Last week, the White House again declined to say whether the U.S. would specifically provide Ukraine with main battle tanks.
The impasse over tanks seemed to break when the U.K. announced at the weekend that it would be sending 14 Challenger 2 tanks to Ukraine. It made it the first country to send Western-made battle tanks to Kyiv, while countries like Poland, Finland and the Baltic states have also openly endorsed re-exporting Leopard 2 tanks to Ukraine from their own stocks, but crucially require Germany's permission to do so.
President Zelenskyy thanked the U.K. for its support, saying the decision would "not only strengthen us on the battlefield, but also send the right signal to other partners."
Poland's President Andrzej Duda reiterated his calls for Ukraine to receive more Western tanks when he appeared on a panel at the World Economic Forum in Davos, Switzerland, on Tuesday.
"We hope and we are trying to organize a bigger support for Ukraine so we hope that there are a few allies, partners, who will give tanks to Ukraine [like] Leopard tanks, Challenger tanks from Britain, so we hope that the producer of those tanks, Germany, will participate in what is, in my opinion, a very good idea," he said.

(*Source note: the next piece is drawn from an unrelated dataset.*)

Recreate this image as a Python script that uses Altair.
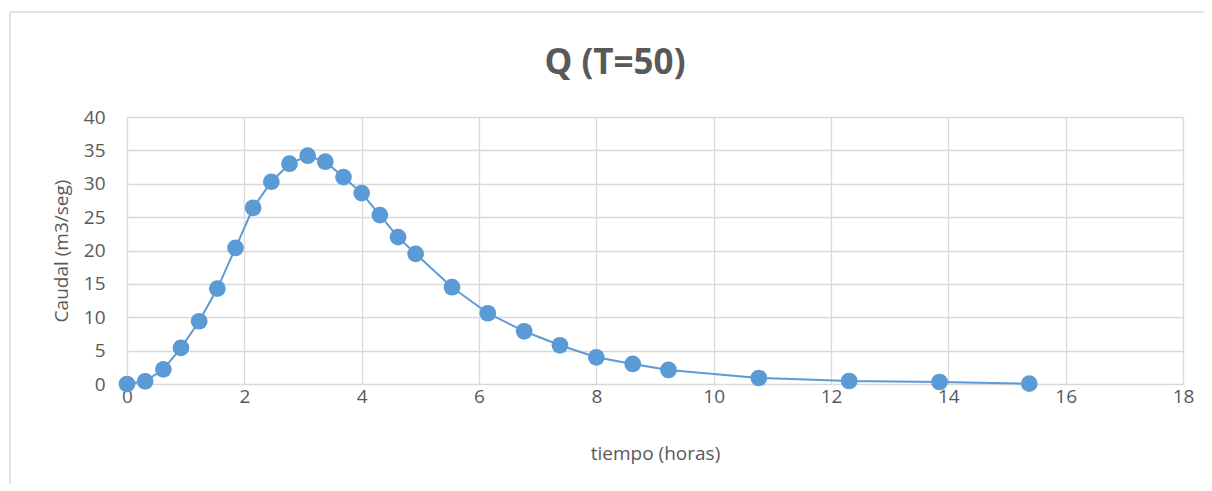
import altair as alt
import pandas as pd

tiempo = [0.0, 0.31, 0.62, 0.92, 1.23, 1.54, 1.85, 2.15, 2.46, 2.77, 3.08, 3.38,
          3.69, 4.0, 4.31, 4.62, 4.92, 5.54, 6.15, 6.77, 7.38, 8.0, 8.62, 9.23,
          10.77, 12.31, 13.85, 15.38]
caudal = [0.0, 0.4, 2.2, 5.4, 9.4, 14.3, 20.4, 26.4, 30.3, 33.0, 34.2, 33.3,
          31.0, 28.6, 25.3, 22.0, 19.5, 14.5, 10.6, 7.9, 5.8, 4.0, 3.0, 2.1,
          0.9, 0.45, 0.3, 0.05]
titulo = ["Q (T=50)"]

df = pd.DataFrame({"tiempo": tiempo, "caudal": caudal})
df_title = pd.DataFrame({"t": titulo})

FONT = "Open Sans"
GRAY = "#595959"
BLUE = "#5B9BD5"
FRAME = "#d9d9d9"

x = alt.X("tiempo:Q", title="tiempo (horas)",
          scale=alt.Scale(domain=[0, 18], nice=False),
          axis=alt.Axis(values=list(range(0, 19, 2)), grid=True, domain=False, ticks=False,
                        labelFlush=False, labelPadding=3, titlePadding=38))
y = alt.Y("caudal:Q", title="Caudal (m3/seg)",
          scale=alt.Scale(domain=[0, 40], nice=False),
          axis=alt.Axis(values=list(range(0, 41, 5)), grid=True, domain=False, ticks=False,
                        labelFlush=False, labelPadding=22, titlePadding=12))

frame_top = alt.Chart(df_title).mark_rule(color=FRAME, strokeWidth=1.5).encode(
    x=alt.value(-117), x2=alt.value(1100), y=alt.value(-105)
)
frame_left = alt.Chart(df_title).mark_rule(color=FRAME, strokeWidth=1.5).encode(
    x=alt.value(-117), y=alt.value(-105), y2=alt.value(400)
)

title = alt.Chart(df_title).mark_text(
    font=FONT, fontSize=35, fontWeight="bold", color=GRAY, align="center", baseline="middle"
).encode(text="t:N", x=alt.value(488), y=alt.value(-54))

line = alt.Chart(df).mark_line(color=BLUE, strokeWidth=2).encode(x=x, y=y)
points = alt.Chart(df).mark_point(filled=True, color=BLUE, size=280, opacity=1).encode(x=x, y=y)

chart = alt.layer(frame_top, frame_left, title, line, points).properties(
    width=1056, height=267,
    autosize=alt.AutoSizeParams(type="none"),
    padding={"left": 119, "top": 109, "right": 21, "bottom": 100},
).configure_view(stroke=None).configure_axis(
    gridColor="#d9d9d9", gridWidth=1.3, labelFont=FONT, labelFontSize=19, labelColor=GRAY,
    titleFont=FONT, titleFontSize=19, titleColor=GRAY, titleFontWeight="normal"
)

chart.save("out.html", embed_options={"renderer": "svg", "actions": False})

For its part, Germany has been tight-lipped about tanks despite increasing pressure, and criticism, in this regard. German arms manufacturer Rheinmetall (which makes the main gun on the Leopard 2) tried to manage mounting expectations of a decision on tanks on Monday, with the chief executive of the firm telling a German newspaper that Leopard 2s from Germany's industrial reserves would not be ready for any kind of delivery before 2024.
With the sudden resignation of Germany's Defense Secretary Christine Lambrecht on Monday, her successor Boris Pistorius is likely to find the decision on tanks is top of his agenda.
Timing is everything
The topic of tanks is expected to top the discussions when officials from Ukraine and allied countries meet at a "Ukraine Defense Contact Group" meeting on Friday in Germany, where they will look to coordinate efforts to provide further military aid to Ukraine.
Ahead of the predicted spring offensives by both Ukraine and Russia, analysts say the country needs heavy weaponry now more than ever and the donation of tanks, and the timing of any deliveries, could be pivotal.
"I think that the Germans eventually are going to cave and deliver these Leopard 2 tanks," Samuel Ramani, a geopolitical analyst and associate fellow at the Royal United Services Institute, told CNBC Monday, noting that there had been "general movement towards supplying heavier artillery and battle tanks to the Ukrainian military."
A supply of modern Western tanks, Ramani believed, would "help undo one of Russia's critical advantages in this war, which has been an overwhelming advantage in terms of artillery fire," but he said the timing of any deliveries would be crucial.
"The timing is interesting. Will they arrive in time for the spring counteroffensive or will they arrive once Ukraine has shown more battlefield momentum and has proven itself to advance more strongly," he asked.
"Ukraine right now has a resource dilemma between keeping forces in Bakhmut and relaunching and recalibrating forces for a counteroffensive," he noted. If tanks took longer to be delivered, Ukraine might decide to keep its forces in Bakhmut in order to fight Russia's advances on the city.
"Alternatively, they might scale back their presence in Bakhmut and cede some ground to the Russians in exchange for using this extra equipment to launch a faster, more comprehensive counteroffensive," Ramani noted.